_Problem_: Return every line below as is, leaving out the pictures.
§
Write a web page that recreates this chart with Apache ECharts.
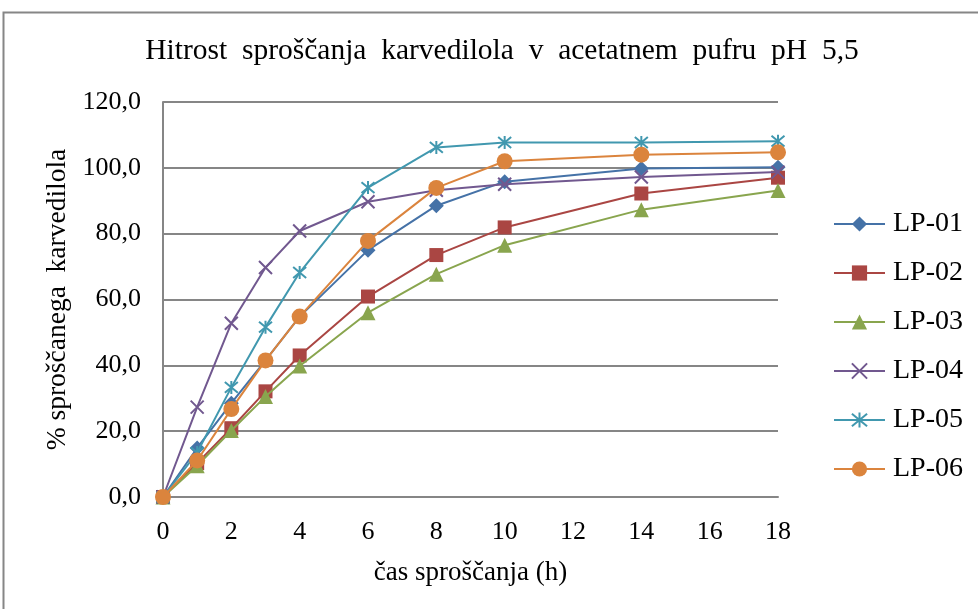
<!DOCTYPE html>
<html>
<head>
<meta charset="utf-8">
<script src="https://cdn.jsdelivr.net/npm/echarts@6/dist/echarts.min.js"></script>
<style>
  html, body { margin: 0; padding: 0; background: #fff; }
  #chart { width: 978px; height: 609px; }
</style>
</head>
<body>
<div id="chart"></div>
<script>
// time points (h)
var hours = [0, 1, 2, 3, 4, 6, 8, 10, 14, 18];
var seriesNames = ['LP-01', 'LP-02', 'LP-03', 'LP-04', 'LP-05', 'LP-06'];
var lp01 = [0, 14.9, 28.5, 41.5, 54.8, 75.0, 88.5, 95.8, 99.8, 100.2];
var lp02 = [0, 10.3, 20.9, 32.1, 43.0, 60.9, 73.5, 81.9, 92.2, 97.0];
var lp03 = [0, 9.5, 20.2, 30.5, 39.8, 56.0, 67.7, 76.5, 87.3, 93.1];
var lp04 = [0, 27.3, 52.8, 69.7, 80.8, 89.7, 93.2, 95.0, 97.2, 98.7];
var lp05 = [0, 13.5, 33.3, 51.6, 68.2, 94.0, 106.2, 107.7, 107.7, 108.1];
var lp06 = [0, 11.1, 26.7, 41.5, 54.8, 77.8, 93.9, 102.0, 104.0, 104.7];

var colors = ['#4572A7', '#AA4643', '#89A54E', '#71588F', '#4198AF', '#DB843D'];
var symbols = [
  'diamond',
  'rect',
  'triangle',
  'path://M0,0L10,10M10,0L0,10',
  'path://M0,0L10,10M10,0L0,10M5,-1L5,11',
  'circle'
];
var sizes = [15, 14, 15, 13, 13, 16];
var allData = [lp01, lp02, lp03, lp04, lp05, lp06];
var font = '"Liberation Serif", "Times New Roman", serif';

var chart = echarts.init(document.getElementById('chart'));

var series = seriesNames.map(function (name, i) {
  var stroke = symbols[i].indexOf('path://') === 0;
  return {
    name: name,
    type: 'line',
    data: hours.map(function (h, j) { return [h, allData[i][j]]; }),
    symbol: symbols[i],
    symbolSize: sizes[i],
    showAllSymbol: true,
    lineStyle: { color: colors[i], width: 2 },
    itemStyle: stroke
      ? { color: 'rgba(0,0,0,0)', borderColor: colors[i], borderWidth: 2 }
      : { color: colors[i], borderWidth: 0 },
    emphasis: { disabled: true },
    z: 2 + i
  };
});

chart.setOption({
  animation: false,
  backgroundColor: '#fff',
  title: {
    text: 'Hitrost  sproščanja  karvedilola  v  acetatnem  pufru  pH  5,5',
    left: 497,
    textAlign: 'center',
    top: 31,
    textStyle: { fontFamily: font, fontSize: 29.5, fontWeight: 'normal', color: '#000' }
  },
  legend: {
    orient: 'vertical',
    left: 833,
    top: 210,
    padding: 0,
    itemWidth: 51,
    itemHeight: 19,
    itemGap: 21,
    data: seriesNames,
    textStyle: { fontFamily: font, fontSize: 28, color: '#000', lineHeight: 26, padding: [0, 0, 0, 3] }
  },
  grid: { left: 163, top: 102, right: 200, bottom: 112, containLabel: false },
  xAxis: {
    type: 'value',
    min: 0,
    max: 18,
    interval: 2,
    name: 'čas sproščanja (h)',
    nameLocation: 'middle',
    nameGap: 62,
    nameTextStyle: { fontFamily: font, fontSize: 27, color: '#000' },
    axisLine: { show: true, lineStyle: { color: '#868686', width: 2 } },
    axisTick: { show: false },
    splitLine: { show: false },
    axisLabel: { fontFamily: font, fontSize: 26, color: '#000', margin: 22 }
  },
  yAxis: {
    type: 'value',
    min: 0,
    max: 120,
    interval: 20,
    name: '% sproščanega  karvedilola',
    nameLocation: 'middle',
    nameGap: 89,
    nameTextStyle: { fontFamily: font, fontSize: 27.5, color: '#000' },
    axisLine: { show: true, lineStyle: { color: '#868686', width: 2 } },
    axisTick: { show: false },
    splitLine: { show: true, lineStyle: { color: '#868686', width: 2 } },
    axisLabel: {
      fontFamily: font, fontSize: 26, color: '#000', margin: 22,
      formatter: function (v) { return v.toFixed(1).replace('.', ','); }
    }
  },
  graphic: [{
    type: 'rect',
    shape: { x: 3.5, y: 12.5, width: 1000, height: 700 },
    style: { fill: 'none', stroke: '#868686', lineWidth: 2 },
    silent: true
  }],
  series: series
});
</script>
</body>
</html>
§
_Written answer_:
Write a web page that recreates this chart with Apache ECharts.
<!DOCTYPE html>
<html>
<head>
<meta charset="utf-8">
<script src="https://cdn.jsdelivr.net/npm/echarts@6/dist/echarts.min.js"></script>
<style>
  html, body { margin: 0; padding: 0; background: #fff; }
  #chart { width: 978px; height: 609px; }
</style>
</head>
<body>
<div id="chart"></div>
<script>
// time points (h)
var hours = [0, 1, 2, 3, 4, 6, 8, 10, 14, 18];
var seriesNames = ['LP-01', 'LP-02', 'LP-03', 'LP-04', 'LP-05', 'LP-06'];
var lp01 = [0, 14.9, 28.5, 41.5, 54.8, 75.0, 88.5, 95.8, 99.8, 100.2];
var lp02 = [0, 10.3, 20.9, 32.1, 43.0, 60.9, 73.5, 81.9, 92.2, 97.0];
var lp03 = [0, 9.5, 20.2, 30.5, 39.8, 56.0, 67.7, 76.5, 87.3, 93.1];
var lp04 = [0, 27.3, 52.8, 69.7, 80.8, 89.7, 93.2, 95.0, 97.2, 98.7];
var lp05 = [0, 13.5, 33.3, 51.6, 68.2, 94.0, 106.2, 107.7, 107.7, 108.1];
var lp06 = [0, 11.1, 26.7, 41.5, 54.8, 77.8, 93.9, 102.0, 104.0, 104.7];

var colors = ['#4572A7', '#AA4643', '#89A54E', '#71588F', '#4198AF', '#DB843D'];
var symbols = [
  'diamond',
  'rect',
  'triangle',
  'path://M0,0L10,10M10,0L0,10',
  'path://M0,0L10,10M10,0L0,10M5,-1L5,11',
  'circle'
];
var sizes = [15, 14, 15, 13, 13, 16];
var allData = [lp01, lp02, lp03, lp04, lp05, lp06];
var font = '"Liberation Serif", "Times New Roman", serif';

var chart = echarts.init(document.getElementById('chart'));

var series = seriesNames.map(function (name, i) {
  var stroke = symbols[i].indexOf('path://') === 0;
  return {
    name: name,
    type: 'line',
    data: hours.map(function (h, j) { return [h, allData[i][j]]; }),
    symbol: symbols[i],
    symbolSize: sizes[i],
    showAllSymbol: true,
    lineStyle: { color: colors[i], width: 2 },
    itemStyle: stroke
      ? { color: 'rgba(0,0,0,0)', borderColor: colors[i], borderWidth: 2 }
      : { color: colors[i], borderWidth: 0 },
    emphasis: { disabled: true },
    z: 2 + i
  };
});

chart.setOption({
  animation: false,
  backgroundColor: '#fff',
  title: {
    text: 'Hitrost  sproščanja  karvedilola  v  acetatnem  pufru  pH  5,5',
    left: 497,
    textAlign: 'center',
    top: 31,
    textStyle: { fontFamily: font, fontSize: 29.5, fontWeight: 'normal', color: '#000' }
  },
  legend: {
    orient: 'vertical',
    left: 833,
    top: 210,
    padding: 0,
    itemWidth: 51,
    itemHeight: 19,
    itemGap: 21,
    data: seriesNames,
    textStyle: { fontFamily: font, fontSize: 28, color: '#000', lineHeight: 26, padding: [0, 0, 0, 3] }
  },
  grid: { left: 163, top: 102, right: 200, bottom: 112, containLabel: false },
  xAxis: {
    type: 'value',
    min: 0,
    max: 18,
    interval: 2,
    name: 'čas sproščanja (h)',
    nameLocation: 'middle',
    nameGap: 62,
    nameTextStyle: { fontFamily: font, fontSize: 27, color: '#000' },
    axisLine: { show: true, lineStyle: { color: '#868686', width: 2 } },
    axisTick: { show: false },
    splitLine: { show: false },
    axisLabel: { fontFamily: font, fontSize: 26, color: '#000', margin: 22 }
  },
  yAxis: {
    type: 'value',
    min: 0,
    max: 120,
    interval: 20,
    name: '% sproščanega  karvedilola',
    nameLocation: 'middle',
    nameGap: 89,
    nameTextStyle: { fontFamily: font, fontSize: 27.5, color: '#000' },
    axisLine: { show: true, lineStyle: { color: '#868686', width: 2 } },
    axisTick: { show: false },
    splitLine: { show: true, lineStyle: { color: '#868686', width: 2 } },
    axisLabel: {
      fontFamily: font, fontSize: 26, color: '#000', margin: 22,
      formatter: function (v) { return v.toFixed(1).replace('.', ','); }
    }
  },
  graphic: [{
    type: 'rect',
    shape: { x: 3.5, y: 12.5, width: 1000, height: 700 },
    style: { fill: 'none', stroke: '#868686', lineWidth: 2 },
    silent: true
  }],
  series: series
});
</script>
</body>
</html>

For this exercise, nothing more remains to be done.